Foreign-based applicants are strongly encouraged to review these guides when creating an account with SAM.gov.  Further, applicants must maintain an active account, with current information, while its application is under consideration for funding.  To keep an active SAM.gov account, Applicants must renew it at least once each year. If an account expires, the

Organization cannot submit a grant application until it is renewed.

To create a new account, please follow the steps below:

  1. Go to http://www.sam.gov.
  2. Select Create User Account, and then select Create an Account on the left-hand side of

the screen under Individual Account Details.  Organizations must have DUNS number

and a CAGE number (US Domestic Organizations) or a NCAGE number (Foreign

Organizations), to create an account.

  1. Complete and submit the online form.  If the applying organization already has the

necessary information on hand (see the SAM User Guide), the online form takes

approximately one hour to complete, depending upon the size and complexity of the

applying entity.  Because of the different steps in the process, it can take anywhere from

three to fourteen days to complete the process of creating an account with the system.

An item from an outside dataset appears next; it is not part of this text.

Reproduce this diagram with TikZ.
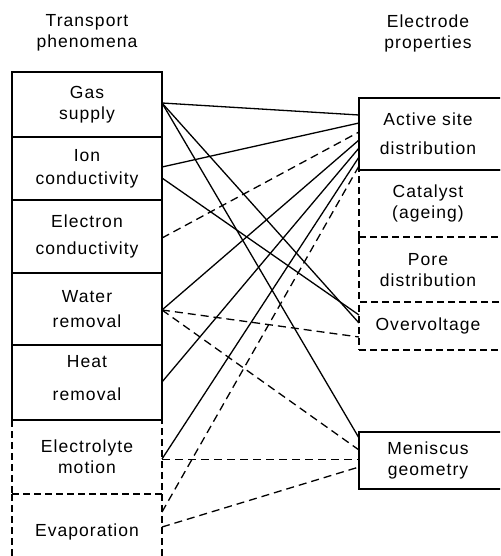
\documentclass[tikz,border=0pt]{standalone}
\usepackage{fontspec}
\setmainfont{Liberation Sans}[LetterSpace=6.0]

\begin{document}
\begin{tikzpicture}[x=1pt,y=-1pt,
	every node/.style={font=\fontsize{17.5}{21}\selectfont,align=center,inner sep=0pt,outer sep=0pt},
	lbox/.style={draw,line width=1.5pt,minimum width=150pt,anchor=north west},
	rbox/.style={draw,line width=1.5pt,minimum width=200pt,anchor=north west},
	dbox/.style={line width=1.2pt,dash pattern=on 7pt off 4pt},
	link/.style={line width=1.3pt},
	dlink/.style={link,dash pattern=on 8pt off 5pt}]
	\useasboundingbox (0,0) rectangle (500,556);
	\clip (0,0) rectangle (500,556);
	% headings
	\node (tp) at (87,33) {Transport\\phenomena};
	\node (ep) at (428,33) {Electrode\\properties};
	% transport phenomena
	\node[lbox,dbox,minimum height=74pt] (elyte) at (12,420) {Electrolyte\\motion};
	\node[lbox,draw=none,minimum height=76pt] (evap) at (12,494) {Evaporation};
	\draw[dbox] (evap.north west) -- (evap.south west) (evap.north east) -- (evap.south east);
	\node[lbox,minimum height=65pt] (gas) at (12,72) {Gas\\supply};
	\node[lbox,minimum height=63pt] (ion) at (12,137) {Ion\\[2pt]conductivity};
	\node[lbox,minimum height=73pt] (elec) at (12,200) {Electron\\[6pt]conductivity};
	\node[lbox,minimum height=72pt] (water) at (12,273) {Water\\[4pt]removal};
	\node[lbox,minimum height=75pt] (heat) at (12,345) {Heat\\[12pt]removal\rule[-10pt]{0pt}{10pt}};
	% electrode properties
	\node[rbox,dbox,minimum height=67pt] (cat) at (359,170) {};
	\node[rbox,draw=none,minimum height=65pt] (pore) at (359,237) {};
	\draw[dbox] (pore.north west) -- (pore.south west);
	\node[rbox,dbox,minimum height=48pt] (over) at (359,302) {};
	\node[rbox,minimum height=72pt] (act) at (359,98) {};
	\node[rbox,minimum height=57pt] (men) at (359,432) {};
	\node (act-t) at (428,134) {Active site\\[8pt]distribution};
	\node (cat-t) at (428,203) {Catalyst\\(ageing)};
	\node (pore-t) at (428,270) {Pore\\distribution};
	\node (over-t) at (428,326) {Overvoltage};
	\node (men-t) at (428,460) {Meniscus\\geometry};
	% links
	\draw[link] ([yshift=1.5pt]gas.east) -- ([yshift=19pt]act.west);
	\draw[link] ([yshift=1.5pt]gas.east) -- ([yshift=3pt]over.west);
	\draw[link] ([yshift=1.5pt]gas.east) -- ([yshift=22.5pt]men.west);
	\draw[link] ([yshift=1.5pt]ion.east) -- ([yshift=11pt]act.west);
	\draw[link] ([yshift=-9.5pt]ion.east) -- ([yshift=11pt]over.west);
	\draw[dlink] ([yshift=-1.5pt]elec.east) -- ([yshift=2pt]act.west);
	\draw[link] ([yshift=-1pt]water.east) -- ([yshift=-6pt]act.west);
	\draw[dlink] ([yshift=-1pt]water.east) -- ([yshift=-11pt]over.west);
	\draw[dlink] ([yshift=-1pt]water.east) -- ([yshift=10.5pt]men.west);
	\draw[link] ([yshift=0.5pt]heat.east) -- ([yshift=-14pt]act.west);
	\draw[link] ([yshift=-2pt]elyte.east) -- ([yshift=-23pt]act.west);
	\draw[dlink] ([yshift=-2.5pt]elyte.east) -- ([yshift=1pt]men.west);
	\draw[dlink] ([yshift=20pt]evap.east) -- ([yshift=-32pt]act.west);
	\draw[dlink] ([yshift=5pt]evap.east) -- ([yshift=-6.5pt]men.west);
\end{tikzpicture}
\end{document}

For help with SAM.gov, please visit their support page at: https://www.fsd.gov

or contact them at: (+1) 334-206-7828.

Authority: Overall grant making authority for this program is contained in the Foreign Assistance Act of 1961, Public Law 87-195, as amended.  The purpose of the Act is “to enable the Government of the United States to promote the foreign policy, security, and general welfare of the United States by assisting peoples of the world in their efforts toward economic development and internal and external security, and for other purposes.” The funding authority for the program above is provided through legislation. 

ANTICIPATED TIMELINE 

November 10, 2019:  Application Deadline

December 2019:  Notification of successful applicants begins.